Be eager to present yourself as acceptable to God,
a workman who causes no disgrace,
imparting the word of truth without deviation.
St. Paul encourages his friend Timothy today to remain faithful to God and the Gospel and to be a tireless worker for the Truth. Those qualities make this reading such an appropriate one for the feast of St. Boniface, bishop and martyr.
Boniface was a Benedictine monk in England. He gave up the real possibility of being elected abbot of his community in order to reach out to the German people. Pope Gregory II sent Boniface to a Germany where paganism was a way of life, and where the clergy were at best uneducated and at worst corrupt and disobedient. Reporting all of this back to Pope Gregory, the Holy Father commissioned him to reform the German Church. He was provided with letters of introduction to civil and religious authorities, but even so met with some resistance and interference by both lay people and clergy. Yet, he was extremely successful, centering his reforms around teaching the virtue of obedience to the clergy and establishing houses of prayer similar to Benedictine monasteries. Boniface and 53 companions were finally martyred during a mission, in which he was preparing converts for Confirmation.

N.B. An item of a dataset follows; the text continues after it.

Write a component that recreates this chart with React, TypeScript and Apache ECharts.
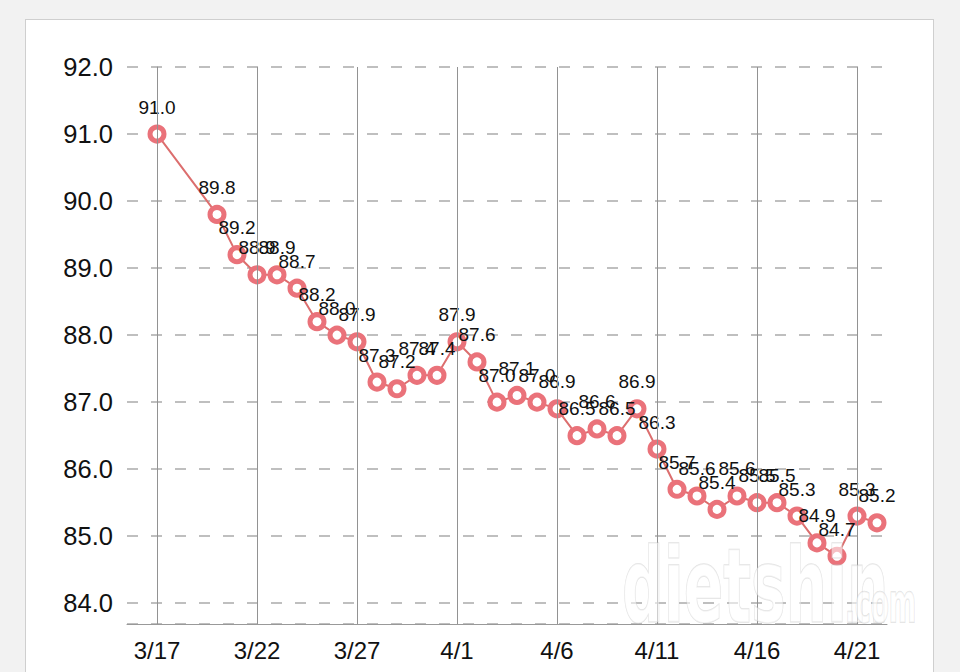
import React, { useEffect, useRef } from "react";
import * as echarts from "echarts";

const dates: string[] = [
  "3/17", "3/18", "3/19", "3/20", "3/21", "3/22", "3/23", "3/24", "3/25", "3/26",
  "3/27", "3/28", "3/29", "3/30", "3/31", "4/1", "4/2", "4/3", "4/4", "4/5",
  "4/6", "4/7", "4/8", "4/9", "4/10", "4/11", "4/12", "4/13", "4/14", "4/15",
  "4/16", "4/17", "4/18", "4/19", "4/20", "4/21", "4/22",
];

const weights: (number | null)[] = [
  91.0, null, null, 89.8, 89.2, 88.9, 88.9, 88.7, 88.2, 88.0,
  87.9, 87.3, 87.2, 87.4, 87.4, 87.9, 87.6, 87.0, 87.1, 87.0,
  86.9, 86.5, 86.6, 86.5, 86.9, 86.3, 85.7, 85.6, 85.4, 85.6,
  85.5, 85.5, 85.3, 84.9, 84.7, 85.3, 85.2,
];

const xTickIndices: number[] = [0, 5, 10, 15, 20, 25, 30, 35];
const yTickValues: number[] = [84, 85, 86, 87, 88, 89, 90, 91, 92];

export default function App() {
  const ref = useRef<HTMLDivElement>(null);

  useEffect(() => {
    if (!ref.current) return;
    const chart = echarts.init(ref.current, null, { renderer: "svg" });

    const seriesData = weights
      .map((w, i) => (w === null ? null : [i, w]))
      .filter((d) => d !== null) as number[][];

    const fontFamily = "'Liberation Sans', Arial, sans-serif";

    chart.setOption({
      animation: false,
      grid: { left: 127, right: 73, top: 67, bottom: 48, containLabel: false },
      xAxis: {
        type: "value",
        min: -1.5,
        max: 36.5,
        axisLine: { show: true, lineStyle: { color: "#999", width: 1 } },
        axisTick: { show: false },
        splitLine: { show: false },
        axisLabel: {
          customValues: xTickIndices,
          formatter: (v: number) => dates[Math.round(v)] ?? "",
          color: "#111",
          fontSize: 24,
          fontFamily,
          margin: 14,
        },
      },
      yAxis: {
        type: "value",
        min: 83.69,
        max: 92,
        splitNumber: 8,
        axisLine: { show: true, lineStyle: { color: "#999", width: 1 } },
        axisTick: { show: false },
        splitLine: {
          show: true,
          lineStyle: { color: "#aaa", width: 1.5, type: [11, 13] },
        },
        axisLabel: {
          customValues: yTickValues,
          formatter: (v: number) => v.toFixed(1),
          color: "#111",
          fontSize: 25.5,
          fontFamily,
          margin: 14,
        },
      },
      series: [
        {
          type: "line",
          data: [],
          z: 1,
          silent: true,
          markLine: {
            silent: true,
            symbol: ["none", "none"],
            label: { show: false },
            lineStyle: { color: "#929292", width: 1, type: "solid" },
            data: xTickIndices.map((i) => ({ xAxis: i })),
          },
        },
        {
          type: "line",
          z: 3,
          data: seriesData,
          symbol: "circle",
          symbolSize: 14,
          lineStyle: { color: "#dc6e6e", width: 2 },
          itemStyle: { color: "#fff", borderColor: "#ea727a", borderWidth: 5 },
          label: {
            show: true,
            position: "top",
            distance: 8,
            formatter: (p: any) => Number(p.value[1]).toFixed(1),
            color: "#111",
            fontSize: 19,
            fontFamily,
          },
        },
      ],
      graphic: [
        {
          type: "text",
          x: 622,
          y: 586,
          scaleX: 0.56,
          z: 100,
          silent: true,
          style: {
            text: "dietshin",
            x: 0,
            y: 0,
            font: "bold 104px 'DejaVu Sans'",
            fill: "rgba(255,255,255,0.55)",
            stroke: "rgba(190,190,190,0.45)",
            lineWidth: 1.5,
            verticalAlign: "middle",
          },
        },
        {
          type: "text",
          x: 845,
          y: 603,
          scaleX: 0.48,
          z: 100,
          silent: true,
          style: {
            text: ".com",
            x: 0,
            y: 0,
            font: "bold 55px 'DejaVu Sans'",
            fill: "rgba(255,255,255,0.55)",
            stroke: "rgba(190,190,190,0.45)",
            lineWidth: 1.5,
            verticalAlign: "middle",
          },
        },
      ],
    });

    return () => chart.dispose();
  }, []);

  return (
    <div
      style={{
        position: "fixed",
        left: 0,
        top: 0,
        width: 960,
        height: 672,
        background: "#f2f2f2",
        overflow: "hidden",
      }}
    >
      <div
        style={{
          position: "absolute",
          left: 25,
          top: 19,
          width: 907,
          height: 700,
          background: "#fff",
          border: "1px solid #cfcfcf",
        }}
      />
      <div
        ref={ref}
        style={{ position: "absolute", left: 0, top: 0, width: 960, height: 672 }}
      />
    </div>
  );
}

What guided Boniface, what guided Paul and Timothy, was the words of today’s Gospel reading, those words which tell us the greatest of the commandments:
You shall love the Lord your God with all your heart,
with all your soul, with all your mind,
and with all your strength.
You shall love your neighbor as yourself.
When we love as we are loved, we cannot help but remain close to God and be vessels of grace to others and of life to the Church. Boniface, Paul and Timothy were men who loved this deeply. We are called to love that way too, today and every day, for the honor and glory of God.